**Exercise task**
From the first line of the data down to and including the line with "plt.rcParams['font.family'] = ['Liberation", copy everything exactly, leaving out pictures.

****

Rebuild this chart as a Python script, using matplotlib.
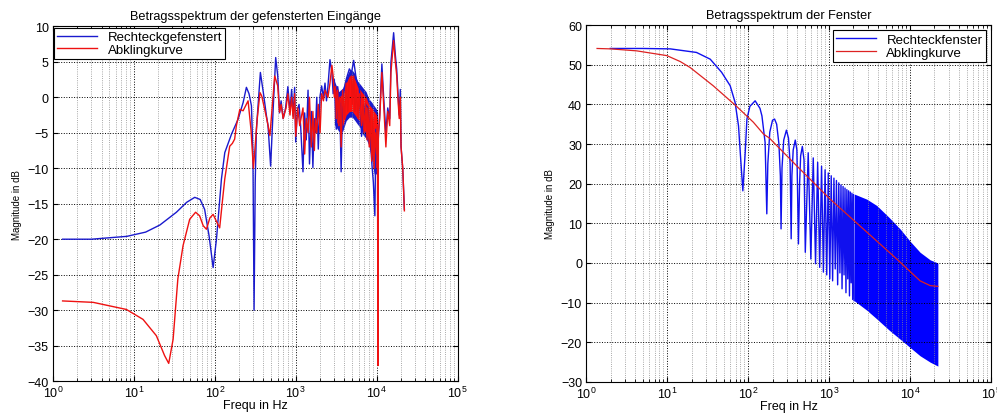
import matplotlib
matplotlib.use("Agg")
import matplotlib.pyplot as plt
from matplotlib.ticker import LogLocator, NullFormatter

plt.rcParams['font.family'] = ['Liberation Sans', 'DejaVu Sans']

# left panel: windowed input spectra
rect_f = [1.32, 3, 8.2, 14, 21, 33.6, 45, 56.6, 66, 75,
          85, 95.5, 105, 121, 133, 161, 194, 224, 246, 265,
          284, 296, 306, 316, 327, 366, 400, 435, 455, 490,
          530, 566, 600, 631, 660, 700, 750, 800, 850, 890,
          930, 970, 1000, 1050, 1100, 1150, 1230, 1290, 1350, 1420,
          1480, 1560, 1630, 1700, 1750, 1820, 1900, 2000, 2090, 2200,
          2300, 2400, 2500, 2650, 2800, 2900, 3000, 3170, 3300, 3500,
          3640, 3800, 4200, 4600, 4900, 5200, 5600, 6100, 6500, 6820,
          7300, 7800, 8300, 8700, 9100, 9500, 9800, 10200, 10900, 11600,
          12200, 13000, 13700, 14500, 15000, 16200, 17000, 17700, 18500, 19000,
          19600, 20000, 21000, 22000]
rect_db = [-20, -20, -19.6, -19, -18, -16.2, -14.8, -14.1, -14.4, -15.8,
           -19.5, -24, -20, -11.5, -7.8, -5.2, -3.1, -0.75, 1.4, 0.5,
           -1.2, -7.8, -30, -12, -4.5, 3.5, 0.5, -2.6, -4.0, -9.7,
           -1, 5.6, 3, -2.2, -0.5, -3, -1.5, 1.5, -2, 1.1,
           -2.6, 1.4, -6.3, -1.7, -1, -4, -10.5, -2.2, -6, 1,
           -9.4, -2, -9.9, -3, -5, 0, -7.3, 0.2, 1.6, 0,
           2, -0.5, 1.5, 5.3, 3.5, 0.5, 2.5, -4.5, 1.5, -1,
           -10.5, 0, 2.5, 4, 3.5, 5.2, 2.5, 1.5, -5.5, -3.6,
           -1, -1.5, -5, -9.2, -12.0, -16.7, -4.5, -8, -2.6, 4.7,
           0, -5, -1.5, -3, 4.9, 9.1, 6, 3.9, -0.3, -2.5,
           1.1, -6.9, -10.1, -15.8]

decay_f = [1.32, 3.15, 8.1, 13, 19, 24, 27, 30.6, 35, 40.6,
           49, 58, 65, 72, 79, 87, 95.5, 105, 115, 126,
           133, 153, 165, 176, 185, 204, 224, 258, 280, 300,
           311, 335, 362, 380, 440, 480, 550, 600, 631, 660,
           700, 760, 800, 850, 890, 930, 970, 1000, 1060, 1120,
           1230, 1290, 1350, 1420, 1480, 1560, 1630, 1700, 1750, 1820,
           1900, 2000, 2090, 2200, 2300, 2500, 2650, 2800, 2900, 3000,
           3100, 3170, 3300, 3400, 3500, 3640, 3800, 4000, 4200, 4400,
           4600, 4900, 5000, 5200, 5400, 5600, 5900, 6100, 6500, 6820,
           7000, 7300, 7600, 7800, 8100, 8300, 8700, 9000, 9300, 9600,
           10000, 10200, 10400, 10500, 10900, 11600, 12200, 13000, 13700, 14500,
           15000, 16200, 17000, 17700, 18500, 19000, 19600, 20000, 21000, 22000]
decay_db = [-28.7, -28.9, -29.9, -31.3, -33.6, -36.4, -37.5, -34.1, -25.6, -20.9,
            -17.2, -16.2, -16.7, -18.1, -18.6, -17, -16.5, -17.5, -18.4, -14,
            -11.5, -6.9, -6.5, -5.9, -4.0, -1.7, -1.9, -0.5, -4.5, -10,
            -7.8, -3, 0.66, 0.2, -3.1, -5.4, 3.0, 1.6, -2.1, -1,
            -3, -1.5, 0.5, -2.5, 0, -3, 0.5, -5.5, -1.5, -4,
            -1.5, -8, -3, -5, 0, -7, -2, -7.5, -3, -5,
            -1, -5, 0.5, -0.5, 1, 0, 2, 4.5, 3, 0,
            1.5, -3, 1, -4, 0, -7, 1, -3, 2, -2,
            2.5, 3, -1, 3, -2, 1, -3, 0.5, -4, -1,
            -5, -1, -6, -1.5, -7, -2, -9, -3, -10, -5,
            -8, -4, -37.8, -5, -3, 3.5, -1, -7, -2, -4,
            3.5, 8, 5, 3, -1, -3, 0, -7, -10, -16]

# dense part between 3 and 10 kHz, drawn as its envelope
dense_f = [3000, 3400, 3800, 4200, 4600, 5000, 5400, 5800, 6300, 6800, 7400, 8000, 8700,
           9300, 10000, 10300]
red_hi = [1.5, 0, 0.5, 2, 3, 3, 2.5, 1.5, 1, 0.5, 0, -1, -1.5, -2, -2.5, -3]
red_lo = [-3, -4, -4, -2.5, -2, -2, -2.5, -3, -3.5, -4.5, -5, -6, -8, -10, -10, -8]
blue_hi = [2.3, 0.8, 1.3, 2.8, 3.8, 3.8, 3.3, 2.3, 1.8, 1.3, 0.8, -0.2, -0.7, -1.2, -1.7,
           -2.2]
blue_lo = [-3.8, -4.8, -4.8, -3.3, -2.8, -2.8, -3.3, -3.8, -4.3, -5.3, -5.8, -6.8, -8.8,
           -10.8, -10.8, -8.8]

# right panel: window spectra
win_f = [1.98, 5, 10.9, 23, 34, 47, 60, 69, 76, 80.9, 86, 92, 96.6, 105, 122, 140, 148,
         162, 170, 175, 185, 200, 212, 225, 240, 250, 255, 262, 275, 297, 315, 330, 340,
         347, 360, 382, 400, 418, 432, 445, 467, 490, 508, 552, 595, 637, 680, 722, 765,
         807, 850, 892, 935, 977, 1020, 1062, 1105, 1147, 1190, 1232, 1275, 1317, 1360,
         1402, 1445, 1487, 1530, 1572, 1615, 1657, 1700, 1742, 1785, 1827, 1870, 1912,
         1955, 1997, 2040]
win_db = [54.1, 54.1, 54, 53.1, 51.4, 48.1, 44.7, 40.5, 34.6, 26.2, 18.2, 27.9, 36.3,
          39.5, 40.9, 39, 37.1, 30.4, 12.4, 25, 33, 36, 36.3, 35, 30, 22, 8.6, 24, 31,
          33.5, 31.5, 25, 6.1, 22, 28.5, 31, 28.5, 4.8, 20, 27, 29.4, 26, 2.7, 27.8, 1.0,
          26.5, -0.2, 25.4, -1.1, 24.4, -2.3, 23.5, -3.0, 22.7, -4.0, 22.0, -4.5, 21.4,
          -1.5, 20.8, -5.5, 20.2, -2.5, 19.7, -6.5, 19.3, -3, 18.9, -7.5, 18.5, -4,
          18.2, -8.3, 17.9, -5, 17.6, -9.2, 17.3, -9.5]

band_f = [2040, 2920, 3880, 5500, 7530, 10000, 13300, 17700, 22050]
band_hi = [17.4, 16.1, 14.5, 11.5, 8.6, 5.5, 2.7, 0.8, 0.0]
band_lo = [-9.5, -11.9, -14.1, -16.9, -19.2, -21.3, -23.4, -25.0, -26.0]

curve_f = [1.36, 2, 4.2, 9.9, 14.5, 19.2, 37, 72, 116, 155, 183, 398, 1030, 2640, 6850,
           13300, 17700, 22050]
curve_db = [54.1, 54.0, 53.5, 52.3, 50.8, 49.3, 44.7, 39.5, 35.5, 32.5, 31.5, 24.5, 16.1,
            8.6, 1.0, -4.5, -5.7, -5.9]


def style_axes(ax, ylim, yticks, xlabel, title):
    ax.set_xscale('log')
    ax.set_xlim(1, 1e5)
    ax.set_ylim(*ylim)
    ax.set_yticks(yticks)
    ax.xaxis.set_major_locator(LogLocator(base=10, numticks=10))
    ax.xaxis.set_minor_locator(LogLocator(base=10, subs=range(2, 10), numticks=100))
    ax.xaxis.set_minor_formatter(NullFormatter())
    ax.grid(True, which='major', linestyle=':', color='black', linewidth=0.7)
    ax.grid(True, which='minor', axis='x', linestyle=':', color='0.55', linewidth=0.6)
    ax.tick_params(direction='in', top=True, right=True, labelsize=9, pad=3)
    ax.tick_params(which='minor', direction='in', top=True, right=True)
    ax.set_xlabel(xlabel, fontsize=9, labelpad=-1)
    ax.set_ylabel('Magnitude in dB', fontsize=7)
    ax.set_title(title, fontsize=9.2, pad=5)


fig = plt.figure(figsize=(9.97, 4.14), dpi=100)
ax1 = fig.add_axes([0.053, 0.077, 0.406, 0.857])
ax2 = fig.add_axes([0.588, 0.075, 0.406, 0.862])

ax1.fill_between(dense_f, blue_lo, blue_hi, color='#1a1acd', linewidth=0)
ax1.plot(rect_f, rect_db, color='#1a1acd', linewidth=1.0, label='Rechteckgefenstert')
ax1.fill_between(dense_f, red_lo, red_hi, color='#ff1010', linewidth=0)
ax1.plot(decay_f, decay_db, color='#ee1111', linewidth=1.0, label='Abklingkurve')
style_axes(ax1, (-40, 10), range(-40, 11, 5), 'Frequ in Hz',
           'Betragsspektrum der gefensterten Eingänge')
leg1 = ax1.legend(loc='upper left', fontsize=9.5, fancybox=False, edgecolor='black',
                  framealpha=1, borderaxespad=0.1, handlelength=3.0, borderpad=0.25,
                  labelspacing=0.05)
leg1.get_frame().set_linewidth(0.8)

ax2.plot(win_f, win_db, color='#1010ee', linewidth=1.0, label='Rechteckfenster')
ax2.fill_between(band_f, band_lo, band_hi, color='#0000ff', linewidth=0)
ax2.plot(curve_f, curve_db, color='#dd2222', linewidth=0.9, label='Abklingkurve')
style_axes(ax2, (-30, 60), range(-30, 61, 10), 'Freq in Hz', 'Betragsspektrum der Fenster')
leg2 = ax2.legend(loc='upper right', fontsize=9.5, fancybox=False, edgecolor='black',
                  framealpha=1, borderaxespad=0.4, handlelength=3.0, borderpad=0.25,
                  labelspacing=0.05)
leg2.get_frame().set_linewidth(0.8)

fig.savefig('out.png', dpi=100)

****

**Solution to this task**
Rebuild this chart as a Python script, using matplotlib.
import matplotlib
matplotlib.use("Agg")
import matplotlib.pyplot as plt
from matplotlib.ticker import LogLocator, NullFormatter

plt.rcParams['font.family'] = ['Liberation Sans', 'DejaVu Sans']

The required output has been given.